KEMISKINAN DAN KETIMPANGAN GENDER BUKAN AKAR MASALAH MARAKNYA PEKERJA MIGRAN PEREMPUAN


Oleh: Muhar
Jurnalis Lepas

Aktivis Muslimah Ustadzah Wiwing Noraeni dari Lingkar Studi Tsaqafah menyatakan, kemiskinan dan ketimpangan gender bukanlah akar masalah maraknya pekerja migran perempuan.

"Kalau kita cermati lebih mendalam, ternyata kemiskinan dan ketimpangan gender itu bukan akar masalah," ujarnya dalam tausyiah program Kuntum Khairu Ummah: Marak Pekerja Migran Perempuan, Bagaimana Islam Menyejahterakan Perempuan, di kanal YouTube Media Muslimah Center (MMC), Jum'at (14/7/2023).

Ia menegaskan bahwa kemiskinan sesungguhnya bukanlah akar masalah, tapi buah dari masalah diterapkannya sistem kapitalisme.

"Pasalnya, di dalam sistem kapitalisme ini, sistem ekonomi kapitalistik yang diterapkan itu telah membuat orang yang miskin itu bertambah miskin," tegasnya.

Kenapa? Karena menurutnya sistem ini tidak memberikan akses kepada orang-orang yang tidak punya modal untuk mendapatkan kekayaan.

Ditambah lagi, lanjutnya dalam sistem ini negara itu berlepas tangan terhadap pengurusan rakyatnya.

"Sehingga masalah kesejahteraan itu harus dicari sendiri oleh rakyatnya," ucapnya.
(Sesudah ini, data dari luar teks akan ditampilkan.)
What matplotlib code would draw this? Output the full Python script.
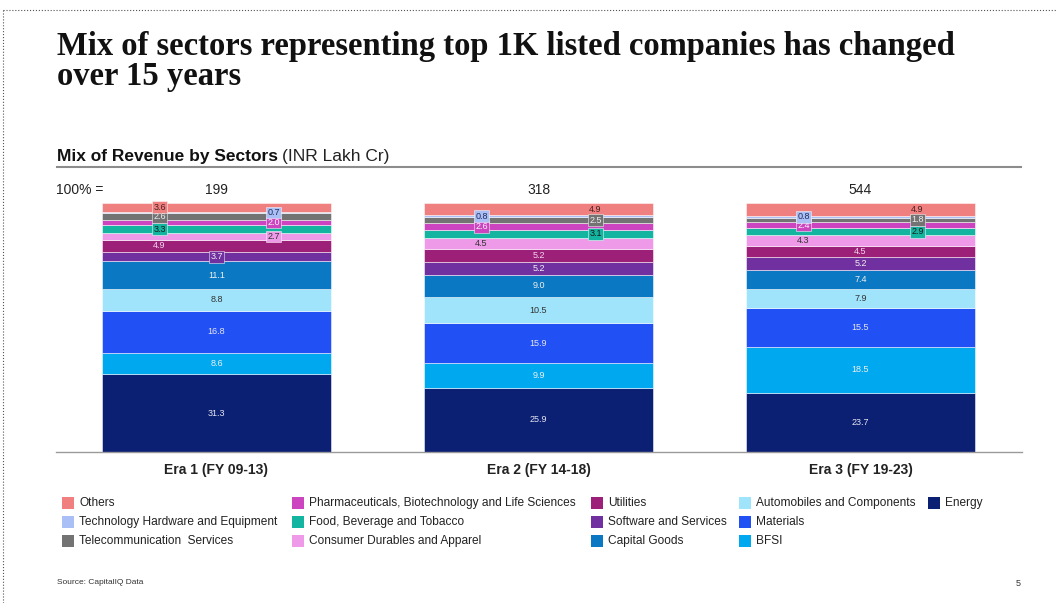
import matplotlib as mpl
mpl.use('Agg')
import matplotlib.pyplot as plt
from matplotlib.patches import Rectangle
from matplotlib.lines import Line2D

W, H = 1056, 603

# sectors, bottom of the stack first
sectors = ['Energy', 'BFSI', 'Materials', 'Automobiles and Components',
           'Capital Goods', 'Software and Services', 'Utilities',
           'Consumer Durables and Apparel', 'Food, Beverage and Tobacco',
           'Pharmaceuticals, Biotechnology and Life Sciences',
           'Telecommunication  Services', 'Technology Hardware and Equipment',
           'Others']

eras = ['Era 1 (FY 09-13)', 'Era 2 (FY 14-18)', 'Era 3 (FY 19-23)']
totals = [199, 318, 544]

era1 = [31.3, 8.6, 16.8, 8.8, 11.1, 3.7, 4.9, 2.7, 3.3, 2.0, 2.6, 0.7, 3.6]
era2 = [25.9, 9.9, 15.9, 10.5, 9.0, 5.2, 5.2, 4.5, 3.1, 2.6, 2.5, 0.8, 4.9]
era3 = [23.7, 18.5, 15.5, 7.9, 7.4, 5.2, 4.5, 4.3, 2.9, 2.4, 1.8, 0.8, 4.9]
values = [era1, era2, era3]

colors = ['#0b1f73', '#00a8f0', '#2150f5', '#9fe4fb', '#0a78c2', '#7030a0',
          '#9c1f78', '#ee9ae8', '#13b5a0', '#cc44c0', '#737373', '#aabff5',
          '#f08080']
text_colors = ['#e6e6f2', '#f0f0f0', '#e6e6f2', '#333333', '#f0f0f0', '#f0f0f0',
               '#f3d6ee', '#333333', '#1a1a1a', '#f5f5f5', '#eeeeee', '#1f2d5a',
               '#4a2020']

# where the small labels sit: L / R of the bar middle, else centred
placement = [
    {'Others': 'L', 'Technology Hardware and Equipment': 'R',
     'Telecommunication  Services': 'L',
     'Pharmaceuticals, Biotechnology and Life Sciences': 'R',
     'Food, Beverage and Tobacco': 'L', 'Consumer Durables and Apparel': 'R',
     'Utilities': 'L'},
    {'Others': 'R', 'Technology Hardware and Equipment': 'L',
     'Telecommunication  Services': 'R',
     'Pharmaceuticals, Biotechnology and Life Sciences': 'L',
     'Food, Beverage and Tobacco': 'R', 'Consumer Durables and Apparel': 'L'},
    {'Others': 'R', 'Technology Hardware and Equipment': 'L',
     'Telecommunication  Services': 'R',
     'Pharmaceuticals, Biotechnology and Life Sciences': 'L',
     'Food, Beverage and Tobacco': 'R', 'Consumer Durables and Apparel': 'L'},
]
shift = {'L': -0.177, 'R': 0.177, 'C': 0.0}

sans = 'Liberation Sans'
plt.rcParams['font.family'] = [sans, 'DejaVu Sans']


def fx(x):
    return x / W


def fy(y):
    return 1 - y / H


fig = plt.figure(figsize=(W / 100, H / 100), dpi=100)
fig.patch.set_facecolor('white')

# plot area: x -0.5..2.5 spans px 55.5..1021.5, y 0..100 spans px 452..203
ax = fig.add_axes([fx(55.5), fy(452), (1021.5 - 55.5) / W, (452 - 203) / H])
ax.set_xlim(-0.5, 2.5)
ax.set_ylim(0, 100)
ax.axis('off')

x = [0, 1, 2]
bar_w = 0.711
for i in range(3):
    bottom = 0
    for j, s in enumerate(sectors):
        v = values[i][j]
        ax.bar(x[i], v, bar_w, bottom=bottom, color=colors[j],
               edgecolor=(1, 1, 1, 0.6), linewidth=0.6, clip_on=False)
        pos = placement[i].get(s, 'C')
        box = None
        if v < 4:
            box = dict(boxstyle='square,pad=0.15', facecolor=colors[j],
                       edgecolor=(1, 1, 1, 0.7), linewidth=0.5)
        ax.text(x[i] + shift[pos], bottom + v / 2, f'{v:.1f}', ha='center',
                va='center', fontsize=6.5, color=text_colors[j], bbox=box,
                clip_on=False)
        bottom += v

# baseline
ax.axhline(0, color='#9a9a9a', linewidth=1.0, xmin=0, xmax=1, clip_on=False)

# totals and era labels
for i in range(3):
    ax.text(x[i], 105.2, str(totals[i]), ha='center', va='center', fontsize=10,
            color='#222222')
    ax.text(x[i], -4.5, eras[i], ha='center', va='top', fontsize=10,
            fontweight='bold', color='#222222')
fig.text(fx(103), fy(190), '100% =', ha='right', va='center', fontsize=10,
         color='#222222')

# title block
serif = ['Liberation Serif', 'DejaVu Serif']
fig.text(fx(57), fy(46), 'Mix of sectors representing top 1K listed companies has changed',
         fontsize=23.5, fontweight='bold', family=serif,
         va='center', ha='left', color='#111111')
fig.text(fx(57), fy(77), 'over 15 years', fontsize=23.5, fontweight='bold',
         family=serif, va='center', ha='left', color='#111111')
t = fig.text(fx(57), fy(157), 'Mix of Revenue by Sectors', fontsize=12.5,
             fontweight='bold', va='center', ha='left', color='#111111')
fig.canvas.draw()
bb = t.get_window_extent()
fig.text(bb.x1 / W + fx(4), fy(157), '(INR Lakh Cr)', fontsize=12.5,
         va='center', ha='left', color='#222222')
fig.add_artist(Line2D([fx(57), fx(1021)], [fy(167), fy(167)],
                      transform=fig.transFigure, color='#8c8c8c', linewidth=1.5))

# legend, column-major with three rows, top of the stack first
leg_cols = [62, 292, 591, 739, 928]
leg_rows = [503, 522, 541]
for k, j in enumerate(reversed(range(len(sectors)))):
    cx = leg_cols[k // 3]
    cy = leg_rows[k % 3]
    fig.add_artist(Rectangle((fx(cx), fy(cy + 6)), 12 / W, 12 / H,
                             transform=fig.transFigure, facecolor=colors[j],
                             edgecolor='none'))
    fig.text(fx(cx + 17), fy(cy), sectors[j], fontsize=8.6, va='center',
             ha='left', color='#222222')

# footer
fig.text(fx(57), fy(583), 'Source: CapitalIQ Data', fontsize=6, va='center',
         ha='left', color='#333333')
fig.text(fx(1018), fy(583), '5', fontsize=6.5, va='center', ha='center',
         color='#333333')

# dotted page frame
fig.add_artist(Line2D([fx(3), fx(1056)], [fy(10), fy(10)], transform=fig.transFigure,
                      color='#555555', linewidth=0.8, linestyle=':'))
fig.add_artist(Line2D([fx(3), fx(3)], [fy(10), fy(603)], transform=fig.transFigure,
                      color='#555555', linewidth=0.8, linestyle=':'))

fig.savefig('out.png', dpi=100)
Ia membeberkan, sistem kapitalisme telah menjadikan negara mandul dalam mengurusi rakyatnya. Sehingga, kesejahteraan rakyat bukan menjadi tugas utama negara, tapi itu menjadi tugas masing-masing dari rakyat untuk mencarinya.

"Kita bisa lihat ya! Bagaimana sumber daya alam berlimpah yang seharusnya dikelola oleh negara yang kemudian hasilnya diberikan kepada rakyat untuk kesejahteraan seluruh rakyat, nyatanya yang mengelola itu adalah orang-orang yang punya modal saja, sementara rakyat hanya mendapatkan remah-remahnya saja gitu ya!" bebernya.
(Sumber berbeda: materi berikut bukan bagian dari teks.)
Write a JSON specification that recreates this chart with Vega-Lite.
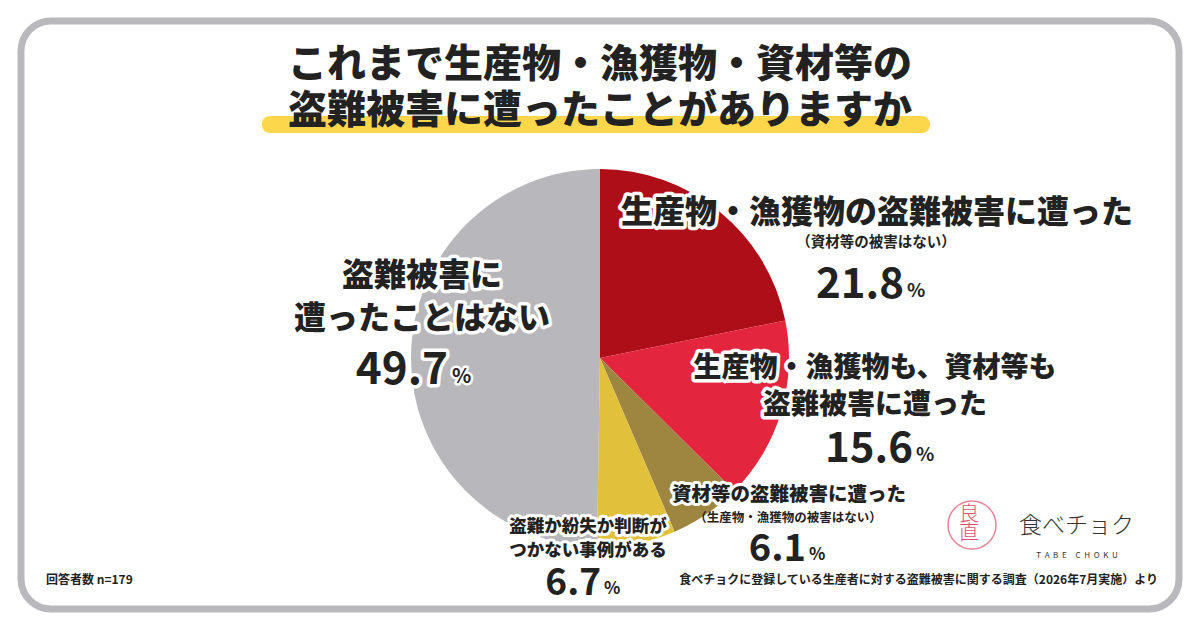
{
  "$schema": "https://vega.github.io/schema/vega-lite/v6.json",
  "width": 1158,
  "height": 588,
  "padding": 21,
  "autosize": "none",
  "background": "white",
  "config": {
    "view": {"stroke": "#b9b8bc", "strokeWidth": 7, "cornerRadius": 30},
    "text": {"font": "Noto Sans CJK JP", "color": "#222222"}
  },
  "datasets": {
    "answers": [
      {"category": "生産物・漁獲物の盗難被害に遭った", "label": "生産物・漁獲物の盗難被害に遭った", "note": "（資材等の被害はない）", "pct": 21.8, "order": 1},
      {"category": "生産物・漁獲物も、資材等も盗難被害に遭った", "label": "生産物・漁獲物も、資材等も\n盗難被害に遭った", "note": "", "pct": 15.6, "order": 2},
      {"category": "資材等の盗難被害に遭った", "label": "資材等の盗難被害に遭った", "note": "（生産物・漁獲物の被害はない）", "pct": 6.1, "order": 3},
      {"category": "盗難か紛失か判断がつかない事例がある", "label": "盗難か紛失か判断が\nつかない事例がある", "note": "", "pct": 6.7, "order": 4},
      {"category": "盗難被害に遭ったことはない", "label": "盗難被害に\n遭ったことはない", "note": "", "pct": 49.7, "order": 5}
    ],
    "deco": [{"title": "これまで生産物・漁獲物・資材等の\n盗難被害に遭ったことがありますか", "n": "回答者数 n=179", "source": "食べチョクに登録している生産者に対する盗難被害に関する調査（2026年7月実施）より", "brand": "食べチョク", "brandLatin": "T\u00a0\u00a0A\u00a0\u00a0B\u00a0\u00a0E\u00a0\u00a0\u00a0\u00a0\u00a0C\u00a0\u00a0H\u00a0\u00a0O\u00a0\u00a0K\u00a0\u00a0U"}]
  },
  "data": {"name": "answers"},
  "layer": [
    {
      "data": {"name": "deco"},
      "mark": {"type": "rect", "color": "#fcd74c", "cornerRadius": 8},
      "encoding": {"x": {"value": 241}, "x2": {"value": 909}, "y": {"value": 95}, "y2": {"value": 112}}
    },
    {
      "data": {"name": "deco"},
      "mark": {"type": "text", "fontSize": 39, "fontWeight": 900, "align": "center", "baseline": "middle", "lineBreak": "\n", "lineHeight": 46},
      "encoding": {"text": {"field": "title"}, "x": {"value": 579}, "y": {"value": 44}}
    },
    {
      "mark": {"type": "arc", "outerRadius": 189},
      "encoding": {
        "theta": {"field": "pct", "type": "quantitative", "stack": true},
        "order": {"field": "order", "type": "quantitative"},
        "color": {"field": "category", "type": "nominal", "legend": null,
          "scale": {"domain": ["生産物・漁獲物の盗難被害に遭った", "生産物・漁獲物も、資材等も盗難被害に遭った", "資材等の盗難被害に遭った", "盗難か紛失か判断がつかない事例がある", "盗難被害に遭ったことはない"],
                    "range": ["#ae0e18", "#e3253e", "#9f8640", "#e1c03b", "#b8b7bb"]}},
        "x": {"value": 579},
        "y": {"value": 337}
      }
    },
    {
      "transform": [{"filter": "datum.order == 1"}],
      "layer": [
        {"mark": {"type": "text", "fontSize": 32, "fontWeight": 900, "align": "center", "baseline": "middle", "stroke": "white", "strokeWidth": 7, "strokeJoin": "round", "color": "white"},
         "encoding": {"text": {"field": "label"}, "x": {"value": 856}, "y": {"value": 192}}},
        {"mark": {"type": "text", "fontSize": 32, "fontWeight": 900, "align": "center", "baseline": "middle"},
         "encoding": {"text": {"field": "label"}, "x": {"value": 856}, "y": {"value": 192}}},
        {"mark": {"type": "text", "fontSize": 14.5, "fontWeight": 700, "align": "center", "baseline": "middle"},
         "encoding": {"text": {"field": "note"}, "x": {"value": 855}, "y": {"value": 222}}},
        {"mark": {"type": "text", "fontSize": 42, "fontWeight": 700, "align": "right", "baseline": "alphabetic"},
         "encoding": {"text": {"field": "pct", "format": ".1f"}, "x": {"value": 883}, "y": {"value": 277}}},
        {"mark": {"type": "text", "fontSize": 19, "fontWeight": 700, "align": "left", "baseline": "alphabetic", "text": "%"},
         "encoding": {"x": {"value": 886}, "y": {"value": 276}}}
      ]
    },
    {
      "transform": [{"filter": "datum.order == 2"}],
      "layer": [
        {"mark": {"type": "text", "fontSize": 28, "fontWeight": 900, "align": "center", "baseline": "middle", "lineBreak": "\n", "lineHeight": 37, "stroke": "white", "strokeWidth": 7, "strokeJoin": "round", "color": "white"},
         "encoding": {"text": {"field": "label"}, "x": {"value": 854}, "y": {"value": 348}}},
        {"mark": {"type": "text", "fontSize": 28, "fontWeight": 900, "align": "center", "baseline": "middle", "lineBreak": "\n", "lineHeight": 37},
         "encoding": {"text": {"field": "label"}, "x": {"value": 854}, "y": {"value": 348}}},
        {"mark": {"type": "text", "fontSize": 42, "fontWeight": 700, "align": "right", "baseline": "alphabetic"},
         "encoding": {"text": {"field": "pct", "format": ".1f"}, "x": {"value": 892}, "y": {"value": 441}}},
        {"mark": {"type": "text", "fontSize": 19, "fontWeight": 700, "align": "left", "baseline": "alphabetic", "text": "%"},
         "encoding": {"x": {"value": 895}, "y": {"value": 440}}}
      ]
    },
    {
      "transform": [{"filter": "datum.order == 3"}],
      "layer": [
        {"mark": {"type": "text", "fontSize": 19.5, "fontWeight": 900, "align": "center", "baseline": "middle", "stroke": "white", "strokeWidth": 6, "strokeJoin": "round", "color": "white"},
         "encoding": {"text": {"field": "label"}, "x": {"value": 768}, "y": {"value": 474}}},
        {"mark": {"type": "text", "fontSize": 19.5, "fontWeight": 900, "align": "center", "baseline": "middle"},
         "encoding": {"text": {"field": "label"}, "x": {"value": 768}, "y": {"value": 474}}},
        {"mark": {"type": "text", "fontSize": 12.5, "fontWeight": 700, "align": "center", "baseline": "middle"},
         "encoding": {"text": {"field": "note"}, "x": {"value": 767}, "y": {"value": 497}}},
        {"mark": {"type": "text", "fontSize": 38, "fontWeight": 700, "align": "right", "baseline": "alphabetic"},
         "encoding": {"text": {"field": "pct", "format": ".1f"}, "x": {"value": 785}, "y": {"value": 540}}},
        {"mark": {"type": "text", "fontSize": 17, "fontWeight": 700, "align": "left", "baseline": "alphabetic", "text": "%"},
         "encoding": {"x": {"value": 788}, "y": {"value": 539}}}
      ]
    },
    {
      "transform": [{"filter": "datum.order == 4"}],
      "layer": [
        {"mark": {"type": "text", "fontSize": 17.5, "fontWeight": 900, "align": "center", "baseline": "middle", "lineBreak": "\n", "lineHeight": 24, "stroke": "white", "strokeWidth": 6, "strokeJoin": "round", "color": "white"},
         "encoding": {"text": {"field": "label"}, "x": {"value": 567}, "y": {"value": 506}}},
        {"mark": {"type": "text", "fontSize": 17.5, "fontWeight": 900, "align": "center", "baseline": "middle", "lineBreak": "\n", "lineHeight": 24},
         "encoding": {"text": {"field": "label"}, "x": {"value": 567}, "y": {"value": 506}}},
        {"mark": {"type": "text", "fontSize": 37, "fontWeight": 700, "align": "right", "baseline": "alphabetic"},
         "encoding": {"text": {"field": "pct", "format": ".1f"}, "x": {"value": 580}, "y": {"value": 574}}},
        {"mark": {"type": "text", "fontSize": 17, "fontWeight": 700, "align": "left", "baseline": "alphabetic", "text": "%"},
         "encoding": {"x": {"value": 583}, "y": {"value": 573}}}
      ]
    },
    {
      "transform": [{"filter": "datum.order == 5"}],
      "layer": [
        {"mark": {"type": "text", "fontSize": 32, "fontWeight": 900, "align": "center", "baseline": "middle", "lineBreak": "\n", "lineHeight": 43, "stroke": "white", "strokeWidth": 7, "strokeJoin": "round", "color": "white"},
         "encoding": {"text": {"field": "label"}, "x": {"value": 401}, "y": {"value": 255}}},
        {"mark": {"type": "text", "fontSize": 32, "fontWeight": 900, "align": "center", "baseline": "middle", "lineBreak": "\n", "lineHeight": 43},
         "encoding": {"text": {"field": "label"}, "x": {"value": 401}, "y": {"value": 255}}},
        {"mark": {"type": "text", "fontSize": 44, "fontWeight": 700, "align": "right", "baseline": "alphabetic", "stroke": "white", "strokeWidth": 7, "strokeJoin": "round", "color": "white"},
         "encoding": {"text": {"field": "pct", "format": ".1f"}, "x": {"value": 427}, "y": {"value": 363}}},
        {"mark": {"type": "text", "fontSize": 44, "fontWeight": 700, "align": "right", "baseline": "alphabetic"},
         "encoding": {"text": {"field": "pct", "format": ".1f"}, "x": {"value": 427}, "y": {"value": 363}}},
        {"mark": {"type": "text", "fontSize": 20, "fontWeight": 700, "align": "left", "baseline": "alphabetic", "text": "%", "stroke": "white", "strokeWidth": 5, "strokeJoin": "round", "color": "white"},
         "encoding": {"x": {"value": 431}, "y": {"value": 362}}},
        {"mark": {"type": "text", "fontSize": 20, "fontWeight": 700, "align": "left", "baseline": "alphabetic", "text": "%"},
         "encoding": {"x": {"value": 431}, "y": {"value": 362}}}
      ]
    },
    {
      "data": {"name": "deco"},
      "layer": [
        {"mark": {"type": "text", "fontSize": 12, "fontWeight": 700, "align": "left", "baseline": "middle"},
         "encoding": {"text": {"field": "n"}, "x": {"value": 25}, "y": {"value": 559}}},
        {"mark": {"type": "text", "fontSize": 12, "fontWeight": 700, "align": "right", "baseline": "middle"},
         "encoding": {"text": {"field": "source"}, "x": {"value": 1137}, "y": {"value": 559}}},
        {"mark": {"type": "point", "shape": "circle", "size": 2300, "filled": false, "stroke": "#e0506a", "strokeWidth": 1.5},
         "encoding": {"x": {"value": 951}, "y": {"value": 504}}},
        {"mark": {"type": "text", "fontSize": 20, "fontWeight": 300, "align": "center", "baseline": "middle", "color": "#e0506a", "text": ["良", "直"], "lineHeight": 19},
         "encoding": {"x": {"value": 948}, "y": {"value": 494}}},
        {"mark": {"type": "text", "fontSize": 23, "fontWeight": 300, "align": "left", "baseline": "middle", "color": "#333333"},
         "encoding": {"text": {"field": "brand"}, "x": {"value": 998}, "y": {"value": 505}}},
        {"mark": {"type": "text", "fontSize": 8, "fontWeight": 400, "align": "center", "baseline": "middle", "color": "#333333"},
         "encoding": {"text": {"field": "brandLatin"}, "x": {"value": 1056}, "y": {"value": 535}}}
      ]
    }
  ]
}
Ia pun menjelaskan, mengenai anggapan tentang adanya ketimpangan gender dalam bangunan sosial masyarakat yang menempatkan perempuan sebagai makhluk domestik yang menjadikan perempuan terdiskriminasi atau termarginalkan, menurutnya ini juga sebenarnya bukan merupakan akar masalah persoalan.

"Karena justru, ketika laki-laki ini menjadi pemimpin bagi kaum perempuan maka ini adalah jaminan perlindungan bagi kaum perempuan," jelasnya.

Ia lantas menyinggung, banyaknya informasi pekerja perempuan migran yang mengalami banyak kekerasan fisik dan kekerasan seksual itu justru terjadi karena para pekerja migran perempuan ini tidak didampingi oleh suaminya sebagai pelindung.


Akar Masalah?

Ustadzah Wiwing kemudian menerangkan bahwa akar masalah maraknya pekerja migran yang sebenarnya adalah karena penerapan kapitalisme.

Ia mengungkap, sistem kapitalisme ini telah memaksa perempuan-perempuan untuk bekerja keluar rumah.

"Bahkan hingga sampai ke luar negeri," ungkapnya prihatin.

Dalam sistem kapitalisme, menurutnya perempuan telah di eksploitasi untuk turut memutar roda perekonomian, baik perempuan ini sebagai penghasil uang maupun sebagai pasar.

"Sehingga, sebenarnya perempuan ini sangat-sangat menderita dalam sistem kapitalisme. Karena apa? Karena dia diberikan beban yang seharusnya tidak menjadi bebannya, yaitu bekerja mencari nafkah," terangnya.

Ia juga menuturkan, di dalam sistem kapitalisme, tumbuh subur ide-ide atau pemikiran-pemikiran yang meracuni benak perempuan. Salah satunya adalah pemikiran tentang kesetaraan gender yang diusung oleh kaum feminis.

"Ide ini telah merusak kaum perempuan, sehingga kemudian mereka terdorong untuk berlomba-lomba bersaing dengan kaum laki-laki untuk bekerja," tuturnya.

Ia pun menyesalkan bahwa sistem kapitalisme ini telah mencabut peran ibu dari rumah-rumah mereka.

"Sehingga anak-anak mereka kemudian terabaikan. Kadang harus diasuh pembantunya, baby sitter atau mungkin oleh kakek neneknya yang tentu usianya sudah nggak muda lagi. Nah sehingga sebenarnya, sistem kapitalisme inilah (akar masalah) yang membuat perempuan menderita," sesalnya memungkasi.